Regarding concerns of a lack of central oversight, Garris noted that, previously, the university had a vice provost for online education and academic innovation, but this role is no longer occupied, potentially creating a strategic vacuum. “By eliminating that position, we were afraid that there was very little to no coordination between the programs,” said Garris.
Paul Schiff Berman, Walter S. Cox Professor of Law at the university, was the vice provost for online education and academic innovation from 2013 to 2015. In an email, Berman said he believed it is “absolutely essential” that universities have a tenured faculty member at the vice-provost level “dedicated solely to overseeing online education.” He said this role was necessary to ensure academic quality, coordinate resources, generate economies of scale, disseminate best practices and collect crucial data. Berman said that this is particularly important given that online and hybrid learning “are an increasingly important component of the educational programs at most if not all universities.” Without such a role, “the quality of the university’s offerings will inevitably vary wildly by school and department,” said Berman, adding that lack of coordination and oversight “will lead to educational and administrative difficulties.”
Addressing Concerns
In an interview, Forrest Maltzman, provost and executive vice president of academic affairs at GW, said that he would be reviewing the report carefully and would work with his team to respond to each of the recommendations in turn. He noted that he felt some of the recommendations described policies that were already in place, and he planned to discuss these with faculty, as well as share more data with them. Asked whether central oversight of online and off-campus programs at GW was lacking, Maltzman said he felt there was "a fair amount" of oversight in place. He noted that the responsibilities previously held by the vice provost for online education and academic learning had not disappeared, and had instead been transferred to a new dean of libraries and academic innovation, under whom technology and teaching and learning could be better integrated.

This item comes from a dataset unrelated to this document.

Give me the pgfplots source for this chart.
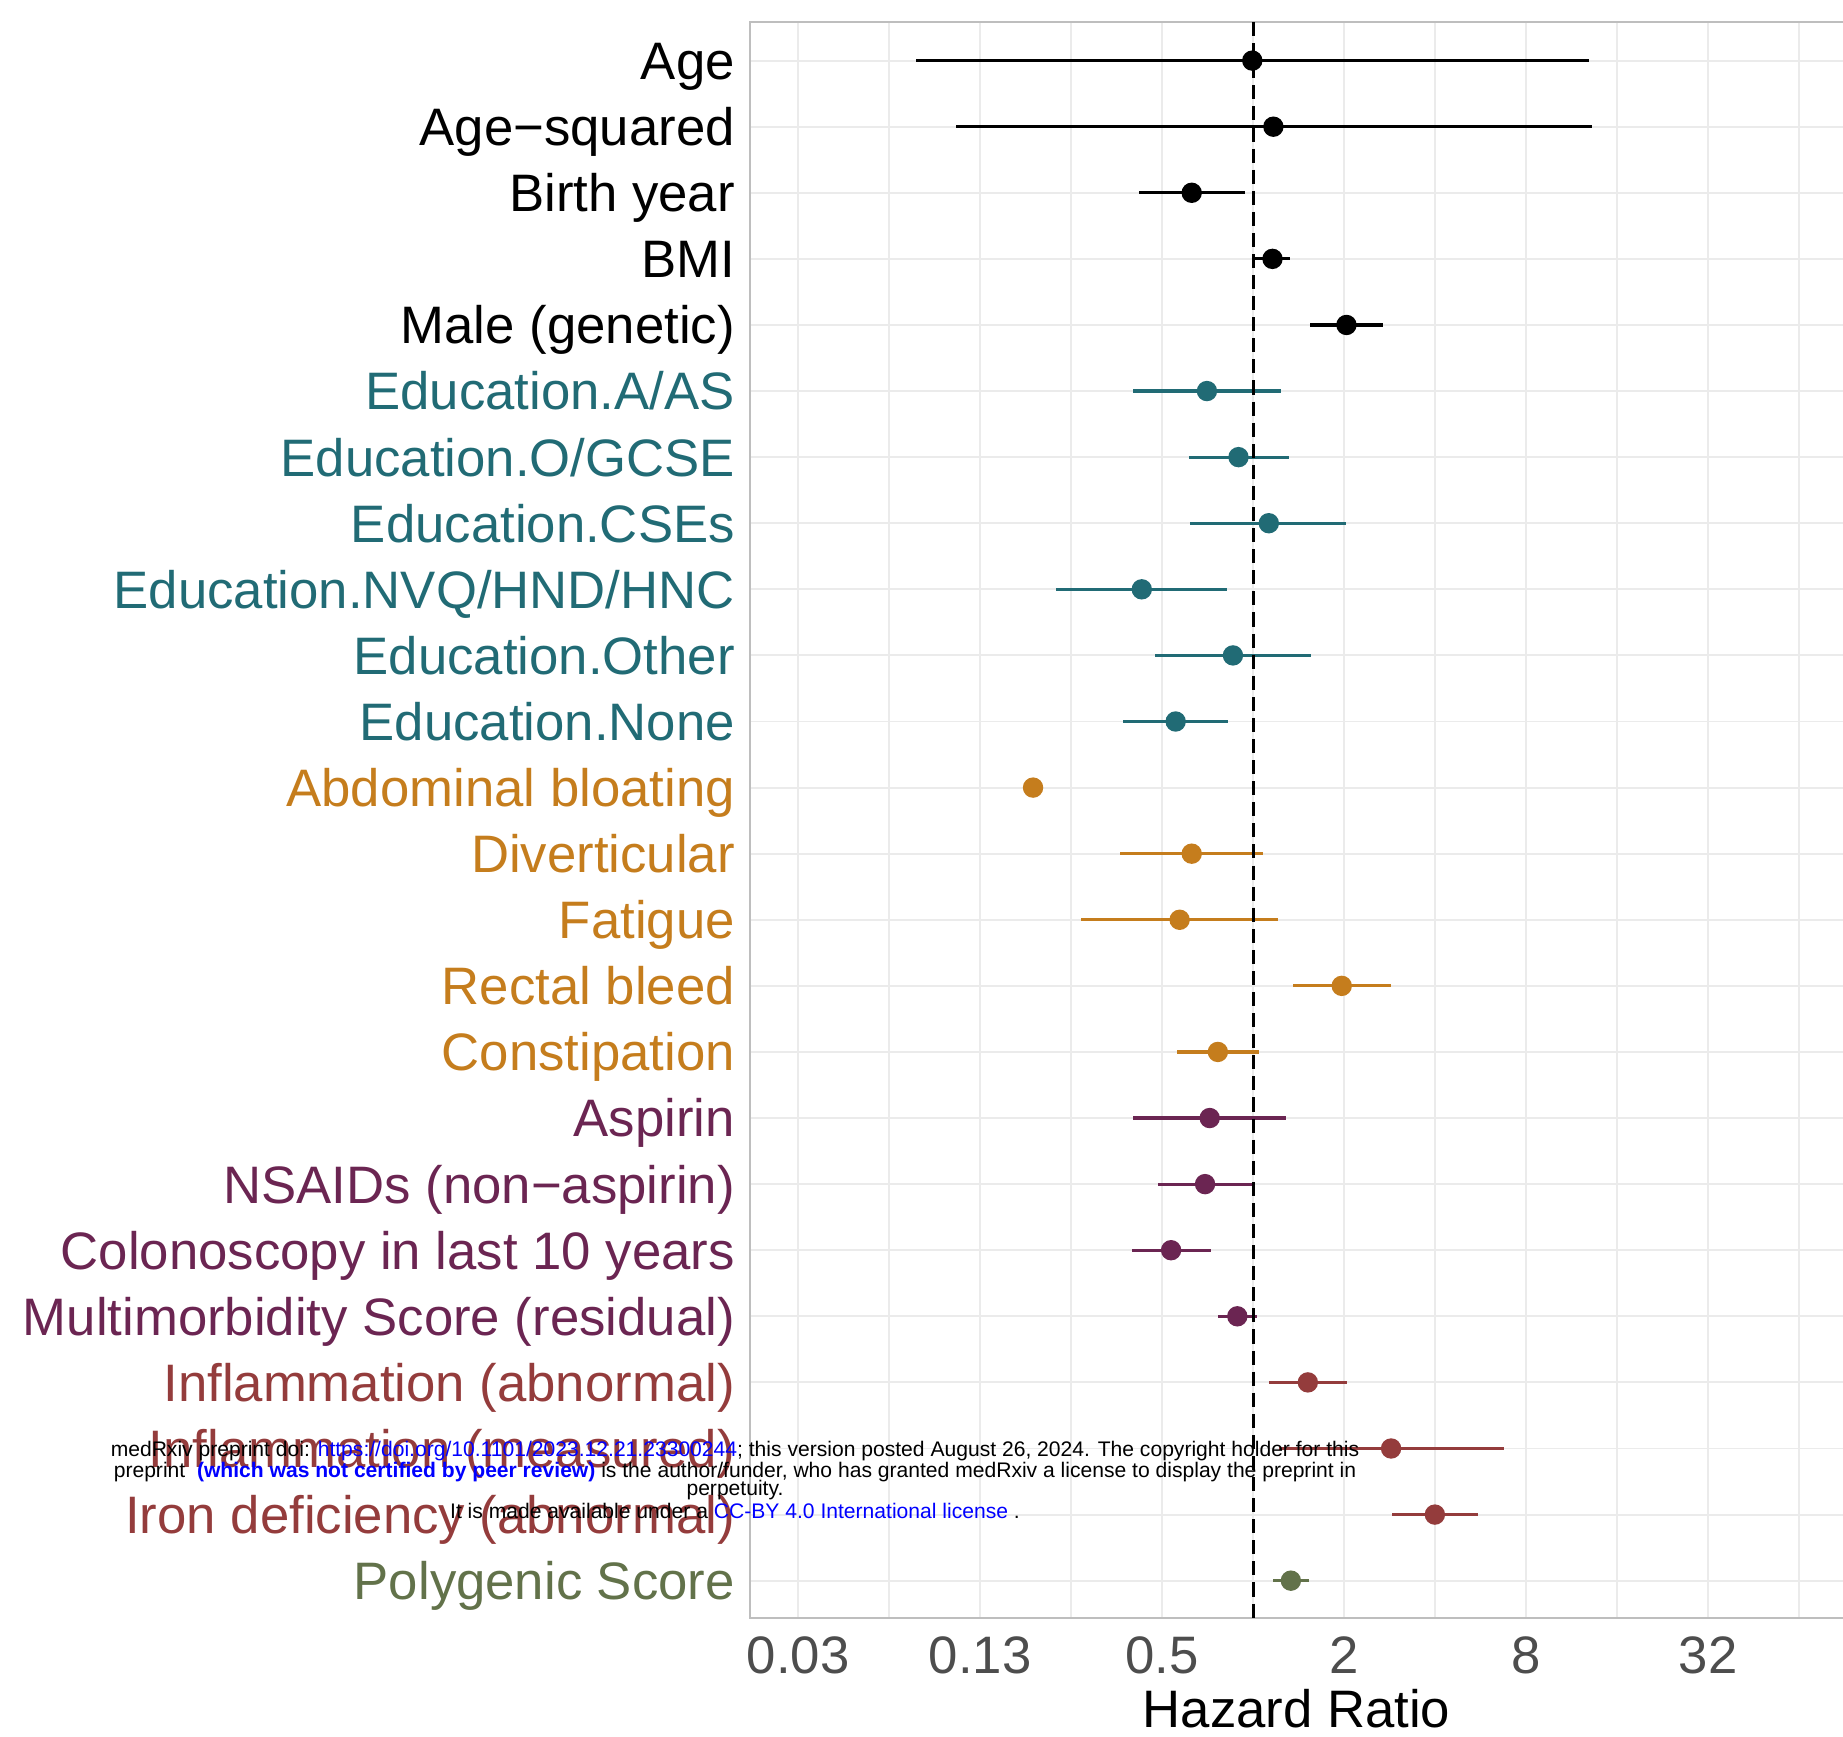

Asked whether the university may have expanded its online offerings too quickly, Maltzman said emphatically that he did not think this was the case. “I don’t think at all that it’s happened too quickly. It’s happened; there is no question that we’ve had a rapid expansion. But this is about our mission. I feel very, very passionate about this area. Online degrees have created accessibility for advanced degrees to people who previously did not have access,” he said. He added that he did not think that online degrees were "cannibalizing" classroom numbers. Asked about the large number of students supervised by faculty in some online doctoral degrees, Maltzman said he felt there was some misunderstanding about the nature of different doctoral degrees offered by the university.
"Doctoral education is changing," Maltzman said. "We offer many what I would characterize as professional doctoral degrees … The engineering program has midlevel professionals pursuing advanced degrees -- these people are already practicing engineers."
Asked to comment on whether students studying online can expect the same standards as their classmates on campus, Maltzman said, “My expectation is that all of our programs, regardless of learning modality, meet a high standard of quality. I expect everybody to make that a top priority.”